A Franciscan Parish in the Archdiocese of Detroit

Browsing FROM THE DESK OF FR. JEFF

December 24-25, 2017

St. Francis of Assisi loved Christmas, and we Franciscans do too! As you probably know, St. Francis popularized the Christmas crèche tradition. A few years before he died, in a little Italian town called Greccio, St. Francis had the townspeople gather a manger and some live animals in a cave not far from the village. He did this because he wanted to give people a vivid picture of the simplicity and poverty into which Christ was born. While he was preaching that Christmas, the people said that the Christ child seemed to come alive, before their eyes and in their hearts. 

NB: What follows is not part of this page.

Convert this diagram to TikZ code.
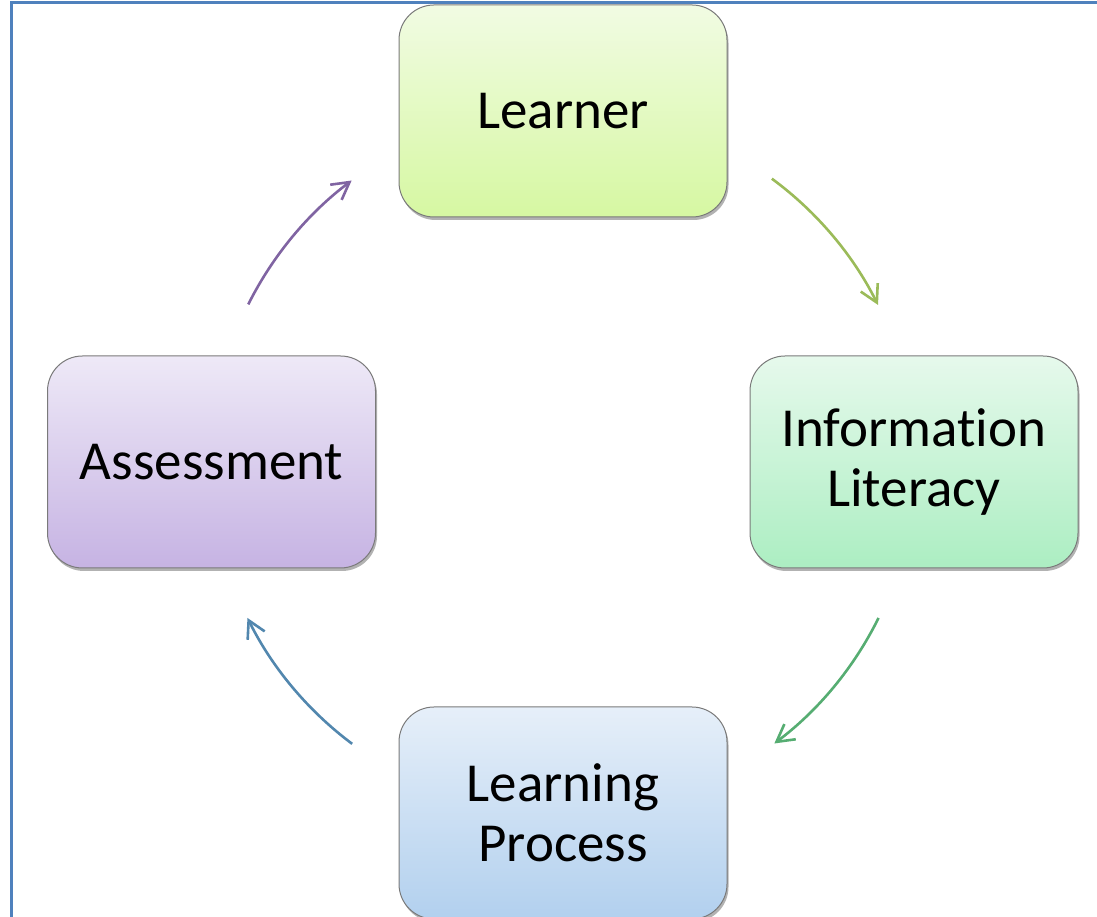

So much of Jesus’ life was spent in simplicity and poverty. When Jesus was born in Bethlehem it was in the animals’ stable and he was first revealed to poor shepherds, who probably smelled like the sheep! At his birth, he and his family were homeless; there was no room for them in the inn. Later to flee the wrath of Herod, they became refugees in Egypt. As he traveled about, he had nowhere to lay his head. Jesus wasn’t the glamorous military Messiah that some were looking for; he didn’t lead a violent overthrow of the occupying Roman forces; he came as a suffering servant. He said he came to serve, not be served, and described himself as gentle and humble of heart. He wept over Jerusalem and endured great human suffering. He was a King, but his thrown was a cross and his crown was made of thorns. Even after the resurrection Mary Magdalen thought he was a gardener, and the disciples on the road to Emmaus did not recognize him until their eyes were opened during the breaking of the bread. 

So often we look for God in extraordinary events, in miracles, in the supernatural. I think one of the things that Christmas tells us is that if we do this, we might be looking in the wrong places! The Incarnation proclaims that the Word has become flesh, or in a translation I like, God has “pitched his tent” among us. God has loved us so much, that He has become one of us; the divine has become human; in Jesus, the divine nature is joined with a human nature. And that tells us something very important about where God is to be encountered. If we want to look for God, perhaps we should look in the simple, the ordinary, in the poor. 

Yes, God can be and sometimes is found in the miraculous and the extraordinary, but it seems He has a preference for the humble, the ordinary, even simple bread and wine. This Christmas, as we look for God, we might look in our ordinary human relationships, in our families, our neighbors, those gathered around the table, even in the poor and downtrodden. There is a provocative line in a song from Les Miserable that I like: “to love another person is to see the face of God.” Look into a loved one’s face, you might be led deeper into the mystery of God. We friars wish you a very blessed Christmas!